Saat ini ada sekitar 500 perwira menengah TNI yang tidak mempunyai jabatan. Terbanyak di TNI AD. Mereka kata pegamat militer Salim Said diparkir di lantai 8 Mabes TNI AD.
Restrukturisasi dan penambahan jabatan jenderal itu masih belum mencukupi. Pemerintah berencana menempatkan mereka di 15 kementerian, departemen dan lembaga negara lainnya.
“Mudah-mudahan dari 500 orang perwira tanpa jabatan itu bisa berkurang menjadi 150-200 orang,” ujar Panglima TNI Hadi Tjahjanto.
Rencana pemerintah itu segera mengundang protes dari koalisi masyarakat sipil. Puluhan lembaga dan perorangan sejak pekan lalu menggalang sebuah petisi online. Sampai hari Ahad (24/2) sudah lebih dari 10.000 orang yang menandatangani.
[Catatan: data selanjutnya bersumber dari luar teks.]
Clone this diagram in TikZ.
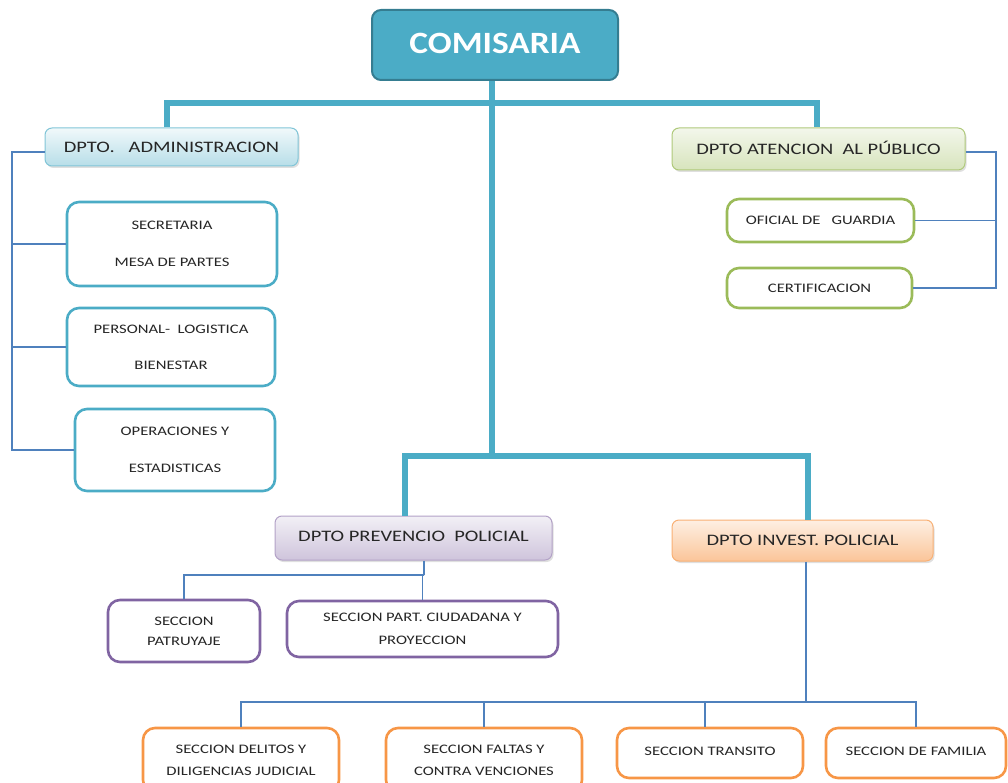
\documentclass[tikz,border=0pt]{standalone}
\usepackage{fontspec}
\setmainfont{Carlito}
\newfontfamily\widefont[FakeStretch=1.28]{Carlito}
\newfontfamily\titlefont[FakeStretch=1.14]{Carlito}
\usetikzlibrary{shadows}
\definecolor{teal1}{HTML}{4BACC6}
\definecolor{tealdark}{HTML}{357D91}
\definecolor{blueln}{HTML}{4F81BD}
\definecolor{grn}{HTML}{9BBB59}
\definecolor{purp}{HTML}{8064A2}
\definecolor{orng}{HTML}{F79646}
\definecolor{txt}{HTML}{262626}
\tikzset{
  x=1pt, y=-1pt,
  every node/.style={inner sep=0pt, text=txt},
  topbox/.style={rounded corners=9pt, fill=teal1, draw=tealdark, line width=2pt, text=white, font=\titlefont\fontsize{31}{31}\selectfont\bfseries},
  dept/.style={rounded corners=7pt, line width=1pt, drop shadow={opacity=0.25, shadow xshift=1.5pt, shadow yshift=-2pt}, font=\widefont\fontsize{16}{16}\selectfont},
  admbox/.style={dept, draw=teal1!70, top color=teal1!8, bottom color=teal1!40},
  atnbox/.style={dept, draw=grn!80, top color=grn!12, bottom color=grn!40},
  prvbox/.style={dept, draw=purp!60, top color=purp!10, bottom color=purp!38},
  invbox/.style={dept, draw=orng!75, top color=orng!15, bottom color=orng!55},
  unit/.style={rounded corners=12pt, fill=white, line width=2.6pt, align=center, font=\widefont\fontsize{13}{13}\selectfont},
  tealunit/.style={unit, draw=teal1},
  grnunit/.style={unit, draw=grn},
  purunit/.style={unit, draw=purp},
  orgunit/.style={unit, draw=orng},
  thick link/.style={draw=teal1, line width=5.5pt},
  thin link/.style={draw=blueln, line width=1.2pt},
}
\begin{document}
\begin{tikzpicture}
\useasboundingbox (0,0) rectangle (1008,783);
\clip (0,0) rectangle (1008,783);
% --- nodes
\node[topbox, minimum width=246pt, minimum height=70pt] (com) at (495,45) {\raisebox{4pt}{COMISARIA}};

\node[admbox, minimum width=253pt, minimum height=38pt] (adm) at (171.5,147) {DPTO.\ \ \ ADMINISTRACION};
\node[atnbox, minimum width=293pt, minimum height=42pt] (atn) at (818.5,149) {\raisebox{2pt}{DPTO ATENCION \ AL PÚBLICO}};
\node[prvbox, minimum width=277pt, minimum height=44pt] (prv) at (413.5,538) {\raisebox{3pt}{DPTO PREVENCIO \ POLICIAL}};
\node[invbox, minimum width=261pt, minimum height=41pt] (inv) at (802.5,540.5) {DPTO INVEST. POLICIAL};

\node[tealunit, minimum width=210pt, minimum height=84pt] (sec) at (172,244) {SECRETARIA\\[24pt]MESA DE PARTES};
\node[tealunit, minimum width=208pt, minimum height=78pt] (per) at (171,347) {PERSONAL-\ \ LOGISTICA\\[23pt]BIENESTAR};
\node[tealunit, minimum width=200pt, minimum height=82pt] (ope) at (175,450) {OPERACIONES Y\\[24pt]ESTADISTICAS};

\node[grnunit, minimum width=187pt, minimum height=43pt] (ofi) at (820.5,220.5) {OFICIAL DE \ \ GUARDIA};
\node[grnunit, minimum width=185pt, minimum height=40pt] (cer) at (819.5,288) {CERTIFICACION};

\node[purunit, minimum width=152pt, minimum height=62pt] (pat) at (184,631) {SECCION\\[7pt]PATRUYAJE};
\node[purunit, minimum width=271pt, minimum height=56pt] (spc) at (422.5,629) {SECCION PART. CIUDADANA Y\\[10pt]PROYECCION};

\node[orgunit, minimum width=196pt, minimum height=64pt] (del) at (241,760) {SECCION DELITOS Y\\[9pt]DILIGENCIAS JUDICIAL};
\node[orgunit, minimum width=196pt, minimum height=64pt] (fal) at (484,760) {SECCION FALTAS Y\\[9pt]CONTRA VENCIONES};
\node[orgunit, minimum width=186pt, minimum height=50pt] (tra) at (710,753) {\raisebox{4pt}{SECCION TRANSITO}};
\node[orgunit, minimum width=180pt, minimum height=50pt] (fam) at (916,753) {\raisebox{4pt}{SECCION DE FAMILIA}};

% --- connectors
\coordinate (j1) at (492,103);
\coordinate (j2) at (492,456);
\coordinate (lb) at (12,0);
\coordinate (rb) at (996,0);
\coordinate (pj) at (424,575);
\coordinate (ij) at (806,702);
\path[thick link] (com.south -| j1) -- (j1);
\path[thick link] ([xshift=-4.5pt]adm.north) |- (j1) -| ([xshift=-1.5pt]atn.north);
\path[thick link] (j1) -- (j2);
\path[thick link] ([xshift=-8.5pt]prv.north) |- (j2) -| ([xshift=5.5pt]inv.north);

\path[thin link] ([yshift=-5pt]adm.west) -| (ope.west -| lb) -- (ope.west);
\path[thin link] (sec.west) -- (sec.west -| lb);
\path[thin link] (per.west) -- (per.west -| lb);

\path[thin link] ([yshift=-3pt]atn.east) -| (cer.east -| rb) -- (cer.east);
\path[thin link] (ofi.east) -- (ofi.east -| rb);

\path[thin link] (prv.south -| pj) -- (pj);
\path[thin link] (pat.north) |- (pj) -| (spc.north);

\path[thin link] (inv.south -| ij) -- (ij);
\path[thin link] (del.north) |- (ij) -| (fam.north);
\path[thin link] (fal.north) -- (fal.north |- ij);
\path[thin link] ([xshift=-5pt]tra.north) -- ([xshift=-5pt]tra.north |- ij);
\end{tikzpicture}
\end{document}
Di media sosial keberatan atas rencana pemerintah itu juga bergema sangat nyaring. Menariknya kluster terbesar penolakan terhadap isu itu berasal dari pendukung paslon Prabowo-Sandi. Sementara penolakan dari paslon pendukung Jokowi-Ma’ruf hanya satu dua orang saja.
Dua partai yang didirikan oleh jenderal, Gerindra dan Demokrat juga menentang keras rencana ini. Fakta ini sungguh ironis mengingat latar belakang masing-masing paslon. Jokowi berlatar belakang sipil. Sebaliknya Prabowo berlatar belakang militer.
Banyak kecurigaan Dwifungsi model baru ini merupakan strategi Jokowi merangkul dan memenangkan dukungan dari kalangan militer. Sebelumnya Jokowi juga sudah menaikkan tunjangan jabatan untuk bintara pembina desa (Babinsa) TNI menjadi setara dengan bintara pembina keamanan dan ketertiban (Babinkamtibmas) Polri.
Pada masa Orde Baru, Babinsa adalah mesin politik yang sangat efektif mendukung kekuasaan. Melalui peran teritorial ABRI, tangan-tangan politik pemerintah menjangkau sampai ke desa-desa.
Sejauh ini Jokowi sudah sangat berhasil mengendalikan dan meraih dukungan dari internal Polri. Polri sangat efektif menjadi alat untuk menekan lawan politik pemerintah.